Als Ergänzung zur Thematik der Kata fiele mir noch folgender Gedanke ein: In der KATA lernt man auch "richtig" kämpfen für den Ernstkampf!

Wieso?

Weil man nur in der Kata alle Techniken im Zusammenhang/Fluss mit voller Kraft/Konsequenz durchziehen kann. Selbst mit entsprechender Schutzausrüstung kann man ja viele Techniken "am Mann" nur andeuten mit der Folge, dass die Folgetechnik durch den nun fehlenden "flow" wirkungslos bleibt! Diese Sache vergessen all jene, die meinen, nur durch Sparring lerne man "richtig" kämpfen - ist aber auf der anderen Seite vielleicht auch gut so!

Zur Gesundheitswirkung der Kata:

Allein der Platzbedarf der meisten Formen "zwingt" einen ja förmlich dazu nach draußen in die freie Natur (sofern es diese noch gibt) zu gehen (denke dieser Aspekt ist gerade in China/Japan wichtig, wo viele Menschen auf engstem Raum leben - einmal am Tag "frische Luft schnappen").

So werden in China Formen geübt!   (Beijing, China, Juni 2008)


Ergänzend hierzu eine Definition aus dem Budo-Wiki:

Der Begriff kata (形 oder 型) bedeutet „Form“, „Modell“ oder „Gestalt“. Die kata bezeichnet zunächst eine festgelegte Übungsmethode zum Einstudieren des Sieges gegen Angreifer.

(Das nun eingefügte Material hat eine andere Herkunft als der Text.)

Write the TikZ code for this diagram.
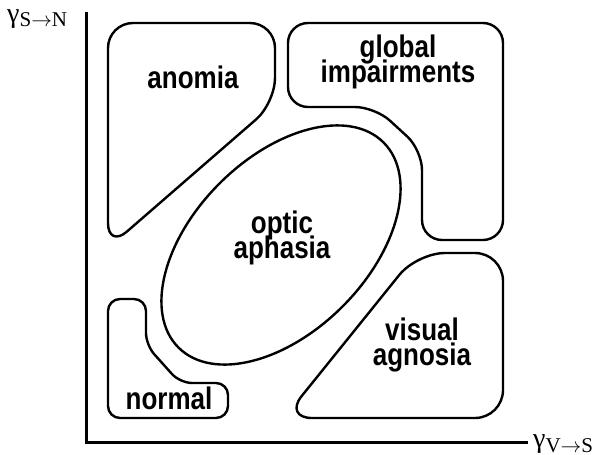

Das technische Konzept setzt sich aus Bewegungen zusammen, die zur Abwehr gegnerischer Angriffe und zum Konter verwendet werden. Doch in den ostasiatischen Kampfkünsten ist die kata mehr als nur ein technisches Konzept und erfordert ein intensives Studium (bunkai) in Theorie und Praxis.